= Armed-forces artificer =

An artificer is an appointment held by a member of an armed forces service who is skilled at working on electronic, electrical, electro-mechanical and/or mechanical devices. The specific term "artificer" for this function is typical of the armed forces of countries that are or have been in the British Commonwealth and refers to a Senior Non-Commissioned Officer. Artificer is a job title and not a rank.

Qualification to hold the position and title of Artificer requires years of training and service in order to gain the experience and rank required. In the British Forces, soldiers in the Royal Electrical and Mechanical Engineers (REME) or Royal Marines with the rank of Sergeant who have also qualified as Class 1 tradesmen are eligible for consideration for the Artificers course. Upon completion of the 18-month Artificers course, soldiers are promoted to Staff Sergeant (one rank above Sergeant in the British Army) and presented with the Artificers badge. They are also awarded a HND/Degree. Artificers are addressed as Tiff or 'The Tiffy', and may oversee the maintenance and repair of a unit's mechanical equipment, help to develop new equipment, or become further qualified on specific equipment.
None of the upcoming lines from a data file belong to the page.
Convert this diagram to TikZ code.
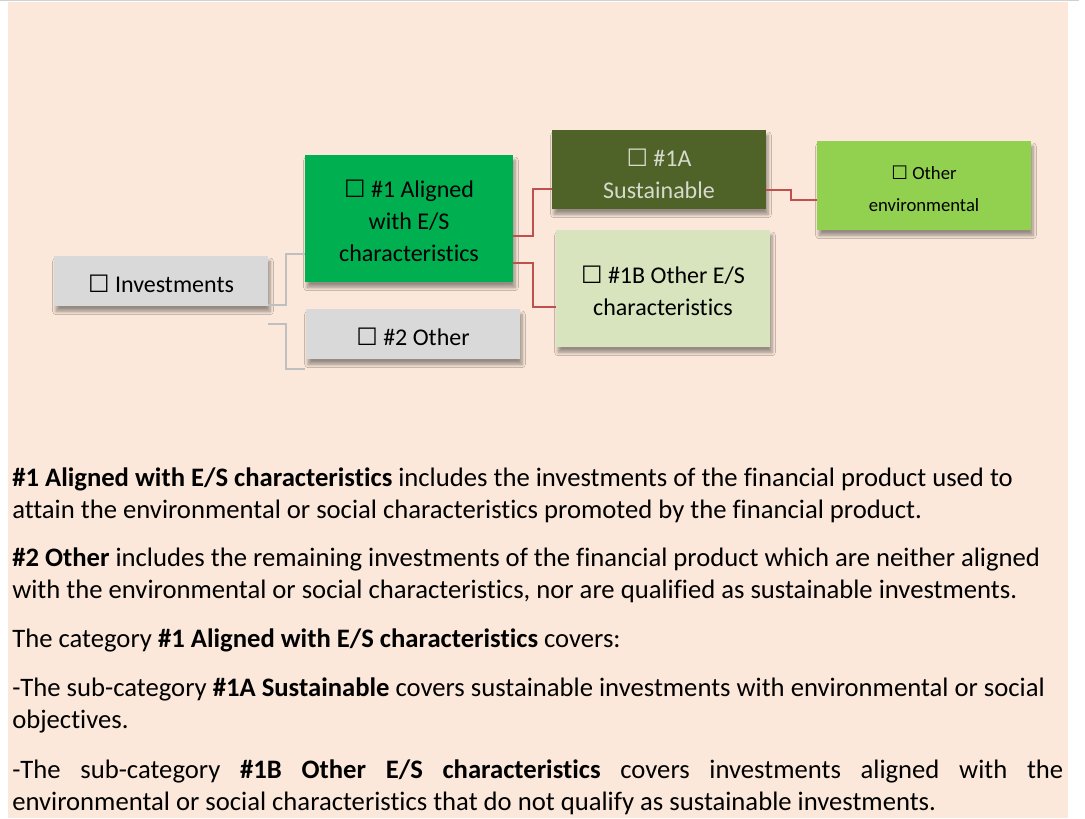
\documentclass[tikz,border=0pt]{standalone}
\usepackage{fontspec}
\setmainfont{Carlito}[Ligatures={NoCommon,TeX}]
\newfontfamily\symfont{DejaVu Sans}
\usetikzlibrary{calc,shadows.blur}
\definecolor{peach}{RGB}{251,232,218}
\definecolor{boxgray}{RGB}{217,217,217}
\definecolor{aligngreen}{RGB}{0,176,80}
\definecolor{olive}{RGB}{79,98,40}
\definecolor{palegreen}{RGB}{215,228,189}
\definecolor{limegreen}{RGB}{146,208,80}
\definecolor{conred}{RGB}{192,80,77}
\definecolor{congray}{RGB}{191,191,191}
\definecolor{oltext}{RGB}{215,218,205}
\newcommand\bbox{{\symfont\char"2610}}
\newcommand\tstrut[1]{\rule{0pt}{#1}}
\tikzset{
  catbox/.style={draw=none, align=center, inner sep=0pt,
    font=\fontsize{18pt}{24pt}\selectfont,
    blur shadow={shadow xshift=1.5pt, shadow yshift=-4pt, shadow blur radius=2.5pt, shadow blur steps=6, shadow opacity=40}},
  graycon/.style={draw=congray, line width=1.5pt},
  redcon/.style={draw=conred, line width=1.4pt},
  para/.style={anchor=base west, inner sep=0pt, font=\fontsize{20pt}{24pt}\selectfont}
}
\begin{document}
\begin{tikzpicture}[x=0.75pt, y=-0.75pt]
\useasboundingbox (0,0) rectangle (1085,818);
\fill[white] (0,0) rectangle (1085,818);
\fill[peach] (8,1.5) rectangle (1068,818);
\draw[draw=black!18, line width=1.2pt] (0,0.5) -- (1079,0.5);

% boxes
\node[catbox, fill=boxgray, minimum width=160.5pt, minimum height=37.5pt] (inv) at (161,281) {\tstrut{17.5pt}\bbox\ Investments};
\node[catbox, fill=aligngreen, minimum width=156pt, minimum height=95.25pt] (al) at (409,218.5) {\tstrut{16.5pt}\bbox\ \#1 Aligned\\ with E/S\\ characteristics};
\node[catbox, fill=boxgray, minimum width=160.5pt, minimum height=37.5pt] (oth) at (413,334) {\tstrut{17.5pt}\bbox\ \#2 Other};
\node[catbox, fill=olive, text=oltext, minimum width=160.5pt, minimum height=59.25pt] (sa) at (659,169.5) {\tstrut{19.5pt}\bbox\ \#1A\\ Sustainable};
\node[catbox, fill=palegreen, minimum width=160.5pt, minimum height=87.75pt] (ob) at (663,288.5) {\tstrut{16.5pt}\bbox\ \#1B Other E/S\\ characteristics};
\node[catbox, fill=limegreen, minimum width=160.5pt, minimum height=66.75pt, font=\fontsize{14pt}{24pt}\selectfont] (oe) at (924,185.5) {\tstrut{15pt}\bbox\ Other\\ environmental};

% connectors
\draw[graycon] ($(inv.south east)+(0,-1)$) -- ++(18,0) |- ($(al.south west)+(0,-28)$);
\draw[graycon] ($(inv.south east)+(0,18)$) -- ++(18,0) |- ($(oth.south west)+(-1,10)$);
\draw[redcon] ($(al.south east)+(0,-46)$) -- ++(20,0) |- ($(sa.south west)+(0,-20)$);
\draw[redcon] ($(al.south east)+(0,-19)$) -- ++(20,0) |- ($(ob.south west)+(0,-40)$);
\draw[redcon] ($(sa.south east)+(0,-19)$) -- ++(25,0) |- ($(oe.south west)+(0,-30)$);

% explanatory text
\node[para] (t1) at (12,486) {\textbf{\#1 Aligned with E/S characteristics} includes the investments of the financial product used to};
\node[para] (t2) at (12,518) {attain the environmental or social characteristics promoted by the financial product.};
\node[para] (t3) at (12,566) {\textbf{\#2 Other} includes the remaining investments of the financial product which are neither aligned};
\node[para] (t4) at (12,598) {with the environmental or social characteristics, nor are qualified as sustainable investments.};
\node[para] (t5) at (12,647) {The category \textbf{\#1 Aligned with E/S characteristics} covers:};
\node[para] (t6) at (12,696) {-The sub-category \textbf{\#1A Sustainable} covers sustainable investments with environmental or social};
\node[para] (t7) at (12,728) {objectives.};
\node[para] (t8) at (12,778) {\makebox[788.25pt][s]{-The sub-category \textbf{\#1B Other E/S characteristics} covers investments aligned with the}};
\node[para] (t9) at (12,810) {environmental or social characteristics that do not qualify as sustainable investments.};
\end{tikzpicture}
\end{document}
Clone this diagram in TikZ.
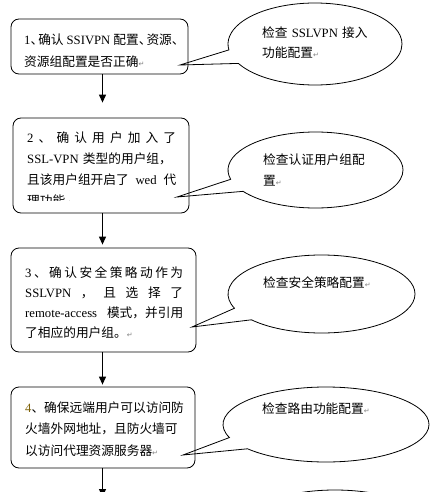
\documentclass[tikz,border=0pt]{standalone}
\usepackage{fontspec}
\setmainfont{Noto Sans CJK SC}
\newfontfamily\lat{Liberation Serif}
\newfontfamily\dv{DejaVu Sans}
\usetikzlibrary{arrows.meta,shapes.callouts}
\definecolor{numolive}{RGB}{128,100,10}
\newcommand{\La}[1]{{\lat #1}}
\newcommand{\pmk}{{\dv\fontsize{7}{7}\selectfont\color{gray}↵}}
\newcommand{\gf}{\hfill}
\tikzset{
  box/.style={draw, line width=0.8pt, rounded corners=8pt, minimum width=#1, inner sep=0pt},
  bubble/.style={ellipse callout, draw, line width=0.8pt, inner sep=0pt, callout pointer arc=20},
  txt/.style={anchor=base west, inner sep=0pt, align=left, text width=#1},
  arr/.style={line width=1.1pt, -{Triangle[length=8pt,width=7pt]}},
}
\begin{document}
\begin{tikzpicture}[x=1pt,y=1pt,font=\fontsize{12.7}{22}\selectfont]
\clip (0,0) rectangle (440,-492);
\fill[white] (0,0) rectangle (440,-492);
% tips of callouts
\coordinate (p1) at (180,-65);
\coordinate (p2) at (177,-197);
\coordinate (p3) at (192,-327);
\coordinate (p4) at (183,-455);
\coordinate (p5) at (200,-560);
% boxes
\node[box=177pt, minimum height=55pt] (b1) at (99.5,-46.5) {};
\node[box=176pt, minimum height=95pt] (b2) at (101,-165.5) {};
\node[box=185pt, minimum height=104pt] (b3) at (103.5,-300) {};
\node[box=184pt, minimum height=81pt] (b4) at (103,-427.5) {};
% box texts
\node[txt=154pt] (t1) at (24,-45) {\makebox[\linewidth][s]{\La{1}、\kern-5pt 确认\kern3pt\La{SSIVPN}\kern3pt 配置、\kern-5pt 资源、}\\\mbox{资源组配置是否正确\pmk}};
\begin{scope}
\clip (13,-118) rectangle (189,-200.5);
\node[txt=149pt, font=\fontsize{12.7}{21}\selectfont] (t2) at (27,-142) {\makebox[\linewidth][s]{\La{2}\gf 、\gf 确\gf 认\gf 用\gf 户\gf 加\gf 入\gf 了}\\\mbox{\La{SSL-VPN} 类型的用户组，}\\\makebox[\linewidth][s]{且该用户组开启了\gf\La{wed}\gf 代}\\\mbox{理功能\pmk}};
\end{scope}
\node[txt=158pt, font=\fontsize{12.7}{20}\selectfont] (t3) at (25,-277.5) {\makebox[\linewidth][s]{\La{3}\gf 、\gf 确\gf 认\gf 安\gf 全\gf 策\gf 略\gf 动\gf 作\gf 为}\\\makebox[\linewidth][s]{\La{SSLVPN}\gf ，\gf 且\gf 选\gf 择\gf 了}\\\makebox[\linewidth][s]{\La{remote-access}\gf 模式，并引用}\\\mbox{了相应的用户组。\pmk}};
\node[txt=160pt, font=\fontsize{12.7}{21.5}\selectfont] (t4) at (25,-412) {\mbox{\textcolor{numolive}{\La{4}}、确保远端用户可以访问防}\\\mbox{火墙外网地址，且防火墙可}\\\mbox{以访问代理资源服务器\pmk}};
% callouts
\node[bubble, minimum width=174pt, minimum height=82pt, callout absolute pointer=(p1)] (c1) at (315,-44) {};
\node[bubble, minimum width=175pt, minimum height=76pt, callout absolute pointer=(p2)] (c2) at (315.5,-170) {};
\node[bubble, minimum width=187pt, minimum height=78pt, callout absolute pointer=(p3)] (c3) at (321.5,-294) {};
\node[bubble, minimum width=206pt, minimum height=75pt, callout absolute pointer=(p4)] (c4) at (326,-424.5) {};
\node[bubble, minimum width=190pt, minimum height=76pt, callout absolute pointer=(p5)] (c5) at (335,-528) {};
% callout texts
\node[txt=120pt, font=\fontsize{12.7}{20}\selectfont] (e1) at (262,-38) {\mbox{检查 \La{SSLVPN} 接入}\\功能配置\pmk};
\node[txt=120pt, font=\fontsize{12.7}{21}\selectfont] (e2) at (263,-164) {\mbox{检查认证用户组配}\\置\pmk};
\node[txt=120pt] (e3) at (263,-287) {\mbox{检查安全策略配置\pmk}};
\node[txt=120pt] (e4) at (262,-413) {\mbox{检查路由功能配置\pmk}};
% arrows
\coordinate (end4) at (102.5,-497);
\draw[arr, shorten >=15pt] ([xshift=3pt]b1.south) -- ([xshift=3pt]b1.south |- b2.north);
\draw[arr, shorten >=3pt] ([xshift=1.5pt]b2.south) -- ([xshift=1.5pt]b2.south |- b3.north);
\draw[arr, shorten >=2pt] ([xshift=-1pt]b3.south) -- ([xshift=-1pt]b3.south |- b4.north);
\draw[arr] ([xshift=-0.5pt]b4.south) -- (end4);
\end{tikzpicture}
\end{document}
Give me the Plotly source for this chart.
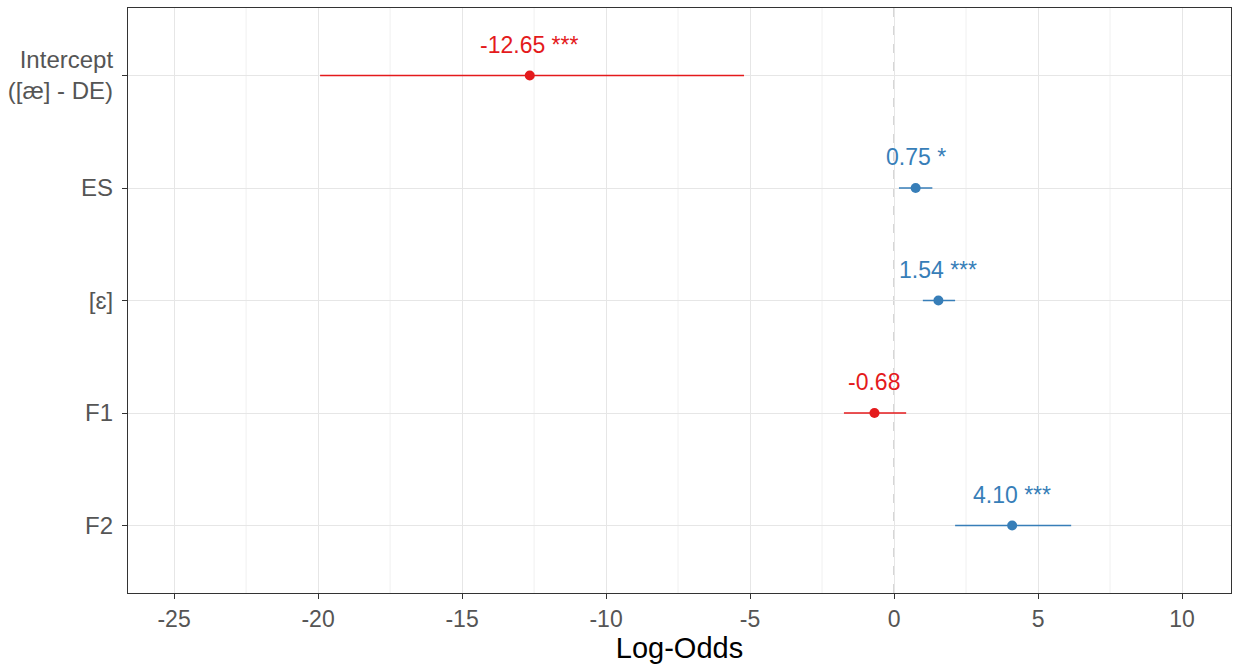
import plotly.graph_objects as go

# Model terms (top to bottom) with estimates and confidence limits
terms = ["Intercept<br>([æ] - DE)", "ES", "[ɛ]", "F1", "F2"]
estimates = [-12.65, 0.75, 1.54, -0.68, 4.10]
ci_low = [-19.93, 0.17, 1.00, -1.74, 2.12]
ci_high = [-5.21, 1.33, 2.12, 0.42, 6.15]
stars = ["***", "*", "***", "", "***"]

x_ticks = [-25, -20, -15, -10, -5, 0, 5, 10]

RED = "#E41A1C"
BLUE = "#377EB8"

fig = go.Figure()

for i, (term, est, lo, hi, st) in enumerate(zip(terms, estimates, ci_low, ci_high, stars)):
    col = BLUE if est > 0 else RED
    fig.add_trace(go.Scatter(
        x=[est], y=[i], mode="markers",
        marker=dict(color=col, size=10),
        error_x=dict(type="data", symmetric=False,
                     array=[hi - est], arrayminus=[est - lo],
                     color=col, thickness=1.5, width=0),
        showlegend=False, hoverinfo="skip",
    ))
    label = f"{est:.2f}" + (f" {st}" if st else "")
    fig.add_annotation(x=est, y=i, text=label, showarrow=False,
                       yshift=31, xanchor="center", yanchor="middle",
                       font=dict(family="Liberation Sans, Arial", size=23, color=col))

# reference line at zero
fig.add_shape(type="line", x0=0, x1=0, y0=0, y1=1, xref="x", yref="paper",
              line=dict(color="#BBBBBB", width=1.3, dash="dash"), layer="below")

# minor grid lines halfway between major ticks
for m in [-22.5, -17.5, -12.5, -7.5, -2.5, 2.5, 7.5]:
    fig.add_shape(type="line", x0=m, x1=m, y0=0, y1=1, xref="x", yref="paper",
                  line=dict(color="#F0F0F0", width=1), layer="below")

fig.update_layout(
    width=1237, height=668,
    margin=dict(l=128, r=6, t=8, b=75),
    plot_bgcolor="white", paper_bgcolor="white",
    font=dict(family="Liberation Sans, Arial", color="#555555"),
    xaxis=dict(
        range=[-26.6, 11.7], tickvals=x_ticks, ticktext=[str(v) for v in x_ticks],
        showgrid=True, gridcolor="#E6E6E6", gridwidth=1, zeroline=False,
        ticks="outside", ticklen=5, tickcolor="#333333",
        tickfont=dict(size=23, color="#555555"),
        showline=True, linecolor="#333333", linewidth=1.2, mirror=True,
        title=dict(text="Log-Odds", font=dict(size=29, color="black"), standoff=5),
    ),
    yaxis=dict(
        range=[4.6, -0.6], tickvals=list(range(len(terms))), ticktext=terms,
        showgrid=True, gridcolor="#E6E6E6", gridwidth=1, zeroline=False,
        ticks="outside", ticklen=5, tickcolor="#333333",
        tickfont=dict(size=24, color="#555555"), ticklabelstandoff=4,
        showline=True, linecolor="#333333", linewidth=1.2, mirror=True,
    ),
)

fig.write_html("out.html")
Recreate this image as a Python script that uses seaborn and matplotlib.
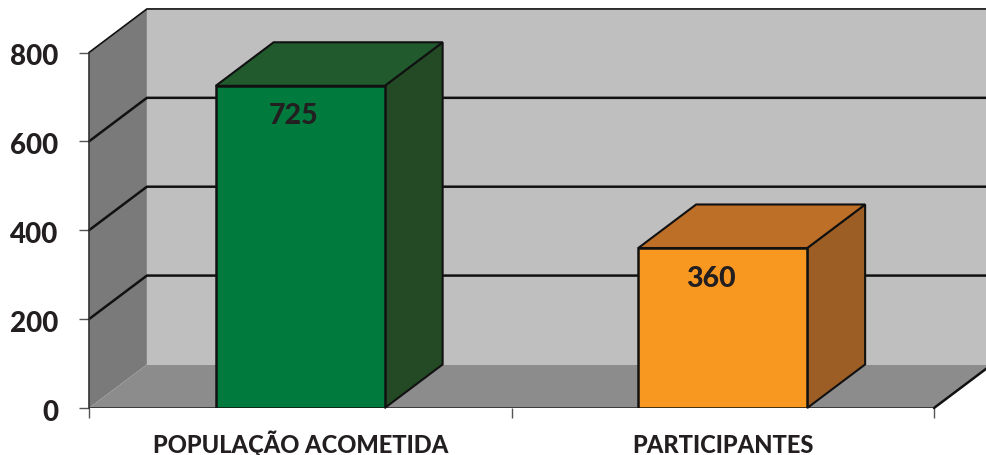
import matplotlib.pyplot as plt
import pandas as pd
import seaborn as sns
from matplotlib.patches import Polygon
from matplotlib.transforms import ScaledTranslation

categories = ["POPULAÇÃO ACOMETIDA", "PARTICIPANTES"]
values = [725, 360]
y_ticks = [0, 200, 400, 600, 800]

front_colors = ["#007A3D", "#F99820"]
top_colors = ["#215A2D", "#BD6E27"]
side_colors = ["#234A24", "#9C5E25"]
label_offsets = [(-7, -29), (-12, -30)]

# depth of the fake 3d box, in data units
DEPTH_X = 0.137
DEPTH_Y = 98
Y_MAX = 800

sns.set_theme(style="white")
plt.rcParams["font.family"] = ["Lato", "DejaVu Sans"]
plt.rcParams["font.weight"] = 900

fig = plt.figure(figsize=(9.86, 4.56), dpi=100)
ax = fig.add_axes([89 / 986, 47 / 456, 845 / 986, 355.5 / 456])

df = pd.DataFrame({"categoria": categories, "valor": values})
sns.barplot(
    data=df,
    x="categoria",
    y="valor",
    hue="categoria",
    palette=front_colors,
    width=0.4,
    saturation=1,
    edgecolor="#111111",
    linewidth=1.8,
    legend=False,
    ax=ax,
    zorder=5,
)
ax.set_xlim(-0.5, 1.5)
ax.set_ylim(0, Y_MAX)
left, right = ax.get_xlim()


def add_face(points, color, zorder, edge="none", lw=0):
    ax.add_patch(
        Polygon(
            points,
            closed=True,
            facecolor=color,
            edgecolor=edge,
            linewidth=lw,
            zorder=zorder,
            clip_on=False,
        )
    )


# walls and floor
add_face(
    [
        (left + DEPTH_X, DEPTH_Y),
        (right + DEPTH_X, DEPTH_Y),
        (right + DEPTH_X, Y_MAX + DEPTH_Y),
        (left + DEPTH_X, Y_MAX + DEPTH_Y),
    ],
    "#BFBFBF",
    1,
)
add_face(
    [
        (left, 0),
        (left + DEPTH_X, DEPTH_Y),
        (left + DEPTH_X, Y_MAX + DEPTH_Y),
        (left, Y_MAX),
    ],
    "#7A7A7A",
    1.2,
)
add_face(
    [
        (left, 0),
        (right, 0),
        (right + DEPTH_X, DEPTH_Y),
        (left + DEPTH_X, DEPTH_Y),
    ],
    "#8C8C8C",
    1.4,
)

# grid lines run along the left wall and then the back wall
for tick in y_ticks[1:]:
    lw = 1.2 if tick == Y_MAX else 1.8
    ax.plot(
        [left, left + DEPTH_X, right + DEPTH_X],
        [tick, tick + DEPTH_Y, tick + DEPTH_Y],
        color="#111111",
        lw=lw,
        zorder=2,
        clip_on=False,
    )
ax.plot(
    [right, right + DEPTH_X],
    [0, DEPTH_Y],
    color="#111111",
    lw=1.8,
    zorder=2,
    clip_on=False,
)
ax.axhline(0, color="#222222", lw=1.8, zorder=3)

# bar sides and tops built from the bars seaborn drew
for i, bar in enumerate(ax.patches[: len(values)]):
    x0 = bar.get_x()
    x1 = x0 + bar.get_width()
    h = bar.get_height()
    add_face(
        [(x1, 0), (x1 + DEPTH_X, DEPTH_Y), (x1 + DEPTH_X, h + DEPTH_Y), (x1, h)],
        side_colors[i],
        4,
        "#111111",
        1.5,
    )
    add_face(
        [(x0, h), (x1, h), (x1 + DEPTH_X, h + DEPTH_Y), (x0 + DEPTH_X, h + DEPTH_Y)],
        top_colors[i],
        4,
        "#111111",
        1.5,
    )
    # offsets are pixels at dpi 100
    ax.annotate(
        str(values[i]),
        xy=(i, h),
        xytext=(label_offsets[i][0] * 0.72, label_offsets[i][1] * 0.72),
        textcoords="offset points",
        ha="center",
        va="center",
        fontsize=20.5,
        color="#231F20",
        zorder=6,
    )

sns.despine(ax=ax, top=True, right=True, bottom=True)
ax.spines["left"].set_color("#333333")
ax.spines["left"].set_linewidth(1.2)
ax.spines["left"].set_zorder(3)

ax.set_xlabel("")
ax.set_ylabel("")
ax.set_yticks(y_ticks)
ax.set_xticks(range(len(categories)))
ax.set_xticklabels(categories)
ax.set_xticks([left, 0.5, right], minor=True)
ax.tick_params(axis="y", left=True, length=7, width=1, color="#555555", pad=15,
               labelsize=20, labelcolor="#231F20")
ax.tick_params(axis="x", which="major", bottom=False, length=0, pad=31.5, labelsize=17,
               labelcolor="#231F20")
ax.tick_params(axis="x", which="minor", bottom=True, length=7, width=1, color="#555555")
nudge = ScaledTranslation(0, -0.015, fig.dpi_scale_trans)
for label in ax.get_yticklabels():
    label.set_verticalalignment("center_baseline")
    label.set_transform(label.get_transform() + nudge)
for label in ax.get_xticklabels():
    label.set_verticalalignment("baseline")

fig.savefig("out.png", dpi=100)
Corps of Artificers served during the American Revolution and American Civil Wars. The rank of Artificer (abbreviated Art.), was also used in the United States army during the American Indian Wars.

Examples include:
- Artificer Sergeant Major, an appointment held by a Warrant Officer Class 1 in the Corps of Royal Electrical and Mechanical Engineers. A Warrant Officer Artificer may be further trained in additional skills, e.g. from Radio Mechanic to include Radar, Computers and other electronic equipment.

- A soldier of the Royal Electrical and Mechanical Engineers selected for special electro-mechanical training and rapid promotion to the rank of Staff Sergeant
- Royal Artificers, a corps of the British army which in 1813 became the Royal Sappers and Miners, which in 1856 merged into the Royal Engineers
- Armament Artificer, an Appointment by suitability qualified NCO technicians in the ordnance corps of the Irish Defence Forces who inspect, service and repair heavy ordnance weapons in artillery, air defence, Cavalry and Naval formations
- Royal Navy Artificer, a highly-skilled naval rating who has successfully undergone a five-year formal apprenticeship in skill-of-hand and specialist knowledge training in His Majesty's ships and training establishments, a position which ceased in 2010 as a result of engineering branch restructuring.